Task directions - Quote the listing below in its entirety, omitting every image.

Start of Dataset excerpt

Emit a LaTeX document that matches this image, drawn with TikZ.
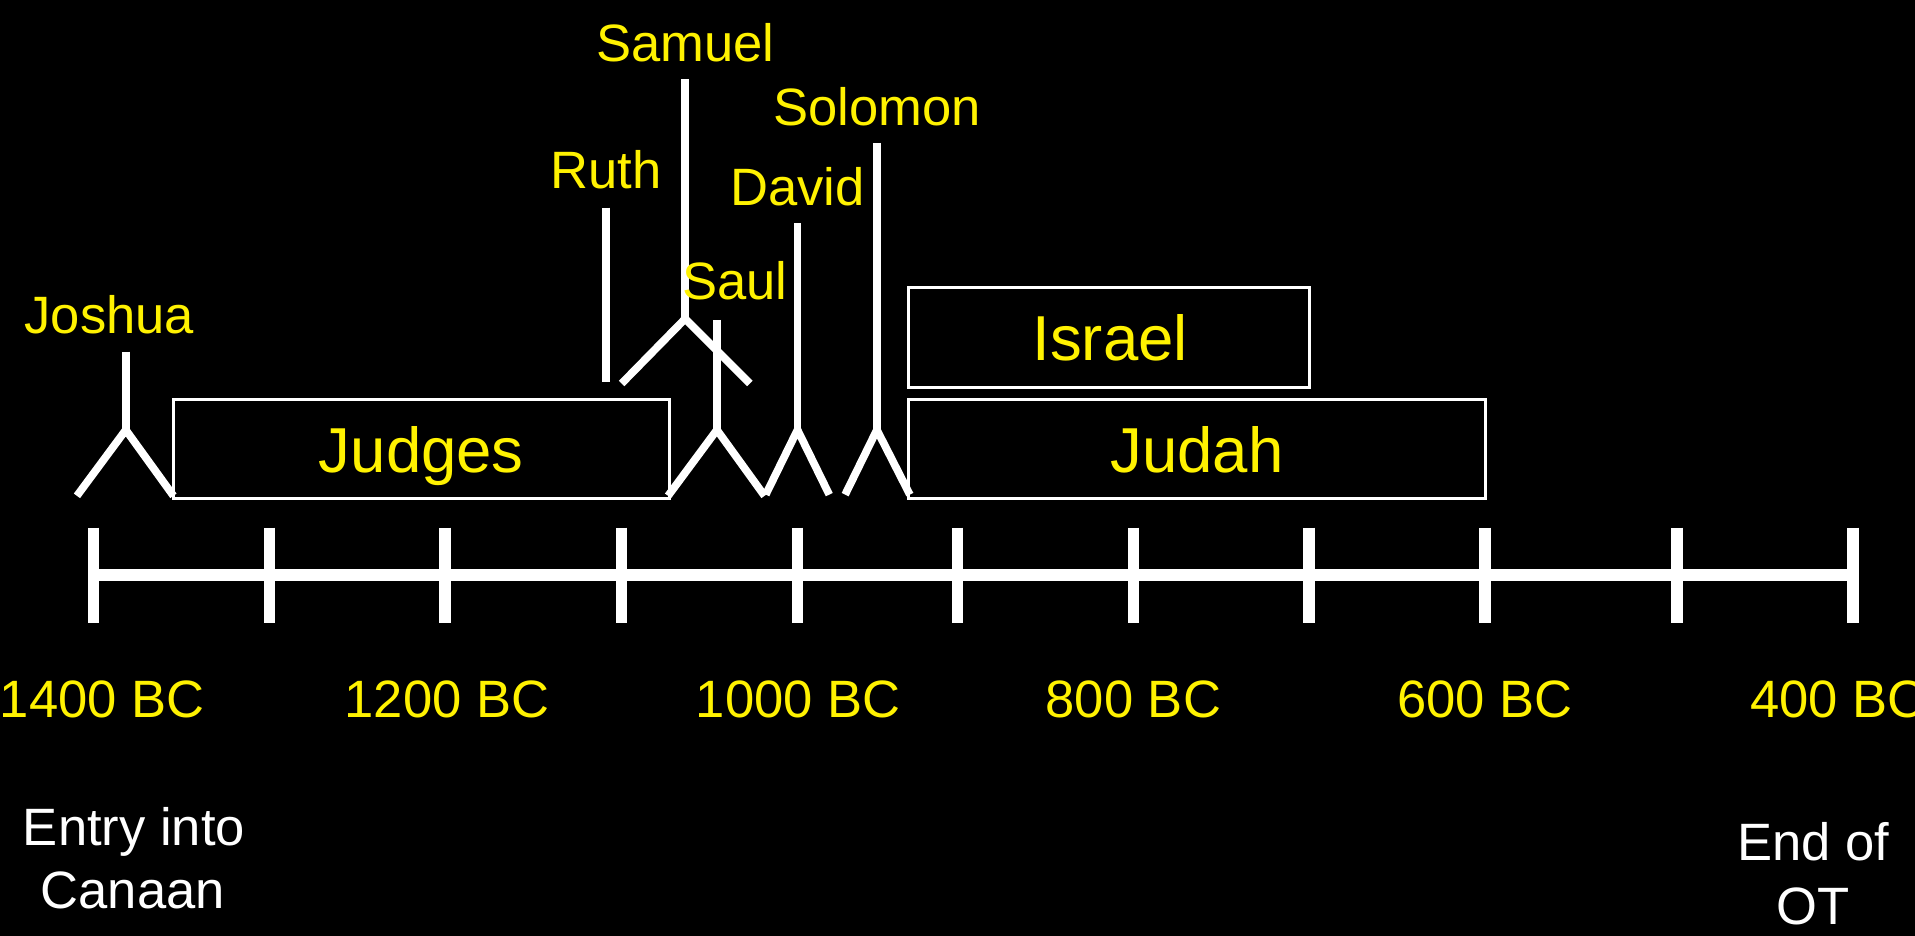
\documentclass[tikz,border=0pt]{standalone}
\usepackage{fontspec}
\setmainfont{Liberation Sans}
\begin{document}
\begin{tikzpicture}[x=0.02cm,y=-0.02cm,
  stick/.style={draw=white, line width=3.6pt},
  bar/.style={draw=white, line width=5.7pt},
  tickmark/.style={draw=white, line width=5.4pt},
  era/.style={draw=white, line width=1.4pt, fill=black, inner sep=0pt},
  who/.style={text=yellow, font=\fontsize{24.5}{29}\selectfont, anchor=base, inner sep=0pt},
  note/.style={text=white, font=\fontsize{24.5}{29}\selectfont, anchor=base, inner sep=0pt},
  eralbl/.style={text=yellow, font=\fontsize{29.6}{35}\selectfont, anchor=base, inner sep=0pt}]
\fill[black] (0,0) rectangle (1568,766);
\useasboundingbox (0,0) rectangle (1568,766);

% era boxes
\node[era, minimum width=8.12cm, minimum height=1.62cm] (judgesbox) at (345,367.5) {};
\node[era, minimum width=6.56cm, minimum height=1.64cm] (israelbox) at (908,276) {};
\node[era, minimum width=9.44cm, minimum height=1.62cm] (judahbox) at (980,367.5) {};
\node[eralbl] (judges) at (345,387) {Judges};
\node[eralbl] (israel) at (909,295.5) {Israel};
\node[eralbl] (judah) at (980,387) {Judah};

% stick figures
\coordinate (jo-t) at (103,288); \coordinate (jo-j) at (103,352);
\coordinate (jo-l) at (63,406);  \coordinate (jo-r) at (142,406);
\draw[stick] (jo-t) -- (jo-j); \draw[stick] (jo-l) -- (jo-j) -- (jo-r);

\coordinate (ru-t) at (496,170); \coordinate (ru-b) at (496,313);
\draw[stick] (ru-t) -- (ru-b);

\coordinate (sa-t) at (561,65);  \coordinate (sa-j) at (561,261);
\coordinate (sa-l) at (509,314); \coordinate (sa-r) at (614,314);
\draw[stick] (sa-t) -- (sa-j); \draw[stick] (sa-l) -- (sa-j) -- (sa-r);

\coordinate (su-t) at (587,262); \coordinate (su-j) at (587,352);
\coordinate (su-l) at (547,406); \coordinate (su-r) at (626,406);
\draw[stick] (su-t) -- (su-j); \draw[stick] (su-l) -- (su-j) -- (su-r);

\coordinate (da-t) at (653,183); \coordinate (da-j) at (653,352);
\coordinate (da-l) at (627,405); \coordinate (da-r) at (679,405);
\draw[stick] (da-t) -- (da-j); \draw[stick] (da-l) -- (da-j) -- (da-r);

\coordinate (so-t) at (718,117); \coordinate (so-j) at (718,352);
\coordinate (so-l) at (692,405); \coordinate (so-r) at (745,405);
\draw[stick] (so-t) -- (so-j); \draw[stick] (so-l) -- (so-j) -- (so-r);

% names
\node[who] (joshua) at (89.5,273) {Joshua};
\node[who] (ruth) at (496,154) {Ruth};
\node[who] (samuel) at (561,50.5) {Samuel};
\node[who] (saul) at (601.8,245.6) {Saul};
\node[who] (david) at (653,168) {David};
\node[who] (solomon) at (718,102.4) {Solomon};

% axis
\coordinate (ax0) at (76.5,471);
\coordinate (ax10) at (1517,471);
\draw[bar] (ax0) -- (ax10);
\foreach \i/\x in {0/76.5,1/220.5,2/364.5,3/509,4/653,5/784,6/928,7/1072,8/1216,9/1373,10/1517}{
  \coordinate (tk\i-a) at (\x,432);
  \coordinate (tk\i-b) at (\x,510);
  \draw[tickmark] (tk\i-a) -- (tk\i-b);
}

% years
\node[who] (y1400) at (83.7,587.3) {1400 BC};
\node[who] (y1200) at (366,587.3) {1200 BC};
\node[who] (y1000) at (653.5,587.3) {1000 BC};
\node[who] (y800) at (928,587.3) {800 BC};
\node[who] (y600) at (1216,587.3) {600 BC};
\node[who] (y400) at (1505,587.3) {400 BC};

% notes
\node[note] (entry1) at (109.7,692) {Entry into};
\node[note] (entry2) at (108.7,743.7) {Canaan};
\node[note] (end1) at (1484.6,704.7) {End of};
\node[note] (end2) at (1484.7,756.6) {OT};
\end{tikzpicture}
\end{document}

End of Dataset excerpt

Solution -
Emit a LaTeX document that matches this image, drawn with TikZ.
\documentclass[tikz,border=0pt]{standalone}
\usepackage{fontspec}
\setmainfont{Liberation Sans}
\begin{document}
\begin{tikzpicture}[x=0.02cm,y=-0.02cm,
  stick/.style={draw=white, line width=3.6pt},
  bar/.style={draw=white, line width=5.7pt},
  tickmark/.style={draw=white, line width=5.4pt},
  era/.style={draw=white, line width=1.4pt, fill=black, inner sep=0pt},
  who/.style={text=yellow, font=\fontsize{24.5}{29}\selectfont, anchor=base, inner sep=0pt},
  note/.style={text=white, font=\fontsize{24.5}{29}\selectfont, anchor=base, inner sep=0pt},
  eralbl/.style={text=yellow, font=\fontsize{29.6}{35}\selectfont, anchor=base, inner sep=0pt}]
\fill[black] (0,0) rectangle (1568,766);
\useasboundingbox (0,0) rectangle (1568,766);

% era boxes
\node[era, minimum width=8.12cm, minimum height=1.62cm] (judgesbox) at (345,367.5) {};
\node[era, minimum width=6.56cm, minimum height=1.64cm] (israelbox) at (908,276) {};
\node[era, minimum width=9.44cm, minimum height=1.62cm] (judahbox) at (980,367.5) {};
\node[eralbl] (judges) at (345,387) {Judges};
\node[eralbl] (israel) at (909,295.5) {Israel};
\node[eralbl] (judah) at (980,387) {Judah};

% stick figures
\coordinate (jo-t) at (103,288); \coordinate (jo-j) at (103,352);
\coordinate (jo-l) at (63,406);  \coordinate (jo-r) at (142,406);
\draw[stick] (jo-t) -- (jo-j); \draw[stick] (jo-l) -- (jo-j) -- (jo-r);

\coordinate (ru-t) at (496,170); \coordinate (ru-b) at (496,313);
\draw[stick] (ru-t) -- (ru-b);

\coordinate (sa-t) at (561,65);  \coordinate (sa-j) at (561,261);
\coordinate (sa-l) at (509,314); \coordinate (sa-r) at (614,314);
\draw[stick] (sa-t) -- (sa-j); \draw[stick] (sa-l) -- (sa-j) -- (sa-r);

\coordinate (su-t) at (587,262); \coordinate (su-j) at (587,352);
\coordinate (su-l) at (547,406); \coordinate (su-r) at (626,406);
\draw[stick] (su-t) -- (su-j); \draw[stick] (su-l) -- (su-j) -- (su-r);

\coordinate (da-t) at (653,183); \coordinate (da-j) at (653,352);
\coordinate (da-l) at (627,405); \coordinate (da-r) at (679,405);
\draw[stick] (da-t) -- (da-j); \draw[stick] (da-l) -- (da-j) -- (da-r);

\coordinate (so-t) at (718,117); \coordinate (so-j) at (718,352);
\coordinate (so-l) at (692,405); \coordinate (so-r) at (745,405);
\draw[stick] (so-t) -- (so-j); \draw[stick] (so-l) -- (so-j) -- (so-r);

% names
\node[who] (joshua) at (89.5,273) {Joshua};
\node[who] (ruth) at (496,154) {Ruth};
\node[who] (samuel) at (561,50.5) {Samuel};
\node[who] (saul) at (601.8,245.6) {Saul};
\node[who] (david) at (653,168) {David};
\node[who] (solomon) at (718,102.4) {Solomon};

% axis
\coordinate (ax0) at (76.5,471);
\coordinate (ax10) at (1517,471);
\draw[bar] (ax0) -- (ax10);
\foreach \i/\x in {0/76.5,1/220.5,2/364.5,3/509,4/653,5/784,6/928,7/1072,8/1216,9/1373,10/1517}{
  \coordinate (tk\i-a) at (\x,432);
  \coordinate (tk\i-b) at (\x,510);
  \draw[tickmark] (tk\i-a) -- (tk\i-b);
}

% years
\node[who] (y1400) at (83.7,587.3) {1400 BC};
\node[who] (y1200) at (366,587.3) {1200 BC};
\node[who] (y1000) at (653.5,587.3) {1000 BC};
\node[who] (y800) at (928,587.3) {800 BC};
\node[who] (y600) at (1216,587.3) {600 BC};
\node[who] (y400) at (1505,587.3) {400 BC};

% notes
\node[note] (entry1) at (109.7,692) {Entry into};
\node[note] (entry2) at (108.7,743.7) {Canaan};
\node[note] (end1) at (1484.6,704.7) {End of};
\node[note] (end2) at (1484.7,756.6) {OT};
\end{tikzpicture}
\end{document}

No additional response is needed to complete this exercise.